Though the TTB acknowledges a broad enough consumer awareness of absinthe/absinth (sic) that warrants a SOI, the published proposal for § 5.149 e reflects more their need to conform things under a broad labeling umbrella. For example, you see the same hearkening back to 30% abv for flavored spirits/liqueurs as a means to relegate what they don't entirely know into a heap, and less because they misunderstand the subject - they have NO understanding of it! But make no mistake, about 90% of the content in this revision to the CFR is associated with labeling... absinthe is not and never was the focus. However, we have until March to provide comment... technically.

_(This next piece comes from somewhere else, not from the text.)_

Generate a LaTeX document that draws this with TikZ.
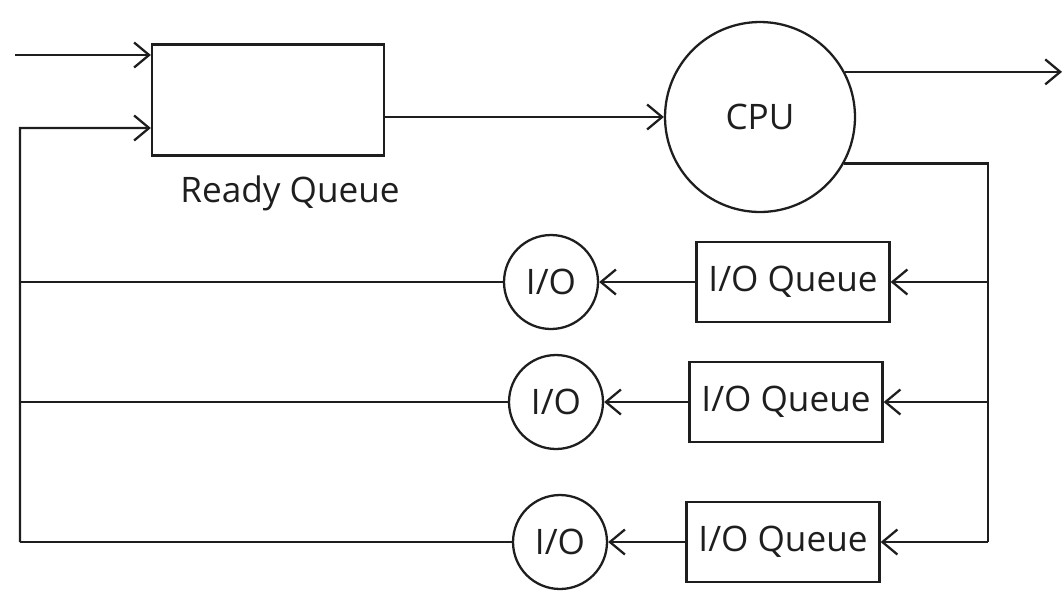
\documentclass[tikz,border=0pt]{standalone}
\usepackage{fontspec}
\setmainfont{Open Sans}
\usepackage{tikz}
\usetikzlibrary{positioning,arrows.meta}
\definecolor{ink}{HTML}{1E1E1E}

\begin{document}
\begin{tikzpicture}[x=0.02cm,y=-0.02cm,font=\fontsize{20}{24}\selectfont,line width=1.3pt,draw=ink,
  >={Straight Barb[length=3mm,width=5mm]},
  queue/.style={draw=ink,text=ink,minimum width=3.86cm,minimum height=1.6cm,inner sep=0},
  dev/.style={draw=ink,text=ink,circle,minimum size=1.88cm,inner sep=0}]
  \useasboundingbox (0,0) rectangle (1064,596);
  \node[draw=ink,minimum width=4.64cm,minimum height=2.22cm,inner sep=0] (rq) at (268,100){};
  \node[text=ink] (rqlab) at (290,193) {Ready Queue};
  \node[dev,minimum size=3.8cm] (cpu) at (760,117) {CPU};
  \coordinate (in) at (15,55);
  \coordinate (out) at (1062,0);
  \coordinate (lt) at (20,0);
  \coordinate (rt) at (988,0);
  % ready queue -> cpu -> out
  \draw[->] (in) -- (in -| rq.west);
  \draw[->] (cpu.west -| rq.east) -- (cpu.west);
  \draw[->] (cpu.28) -- (cpu.28 -| out);
  % i/o rows
  \def\row#1#2#3#4{
    \node[queue] (q#4) at (#2,#1) {I/O Queue};
    \node[dev] (io#4) at (#3,#1) {I/O};
    \draw[->] (q#4.west) -- (io#4.east);
    \draw[->] (q#4.east -| rt) -- (q#4.east);
    \draw (io#4.west) -- (io#4.west -| lt);}
  \row{282}{793}{551}{1}
  \row{402}{786}{556}{2}
  \row{542}{783}{560}{3}
  % feedback lines
  \draw (cpu.-29) -| (q3.east -| rt);
  \draw[->] (io3.west -| lt) -- (lt |- 0,128) -- ([yshift=-0.56cm]rq.west);
\end{tikzpicture}
\end{document}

If you attempt to do so now, under an "appropriations lapse" it... well, wait until the shutdown is over. Overall, in the immediate, the definition is neither assisting the effort of absintheurs nor truly hindering them in a tangible way. Once it's exited the review period, we'll have a marker in the Code of Federal Regulations that can be referred to, legislated upon and referenced... therein lies a substantial consideration. In terms of regulatory substance, absinthe has not existed. Being a beast of a piecemeal driver is nothing new in the regulatory realm... I would just encourage others to take advantage of that period before April of each year when Title 27 is reissued. One bite at a time, my friends... one bite at a time.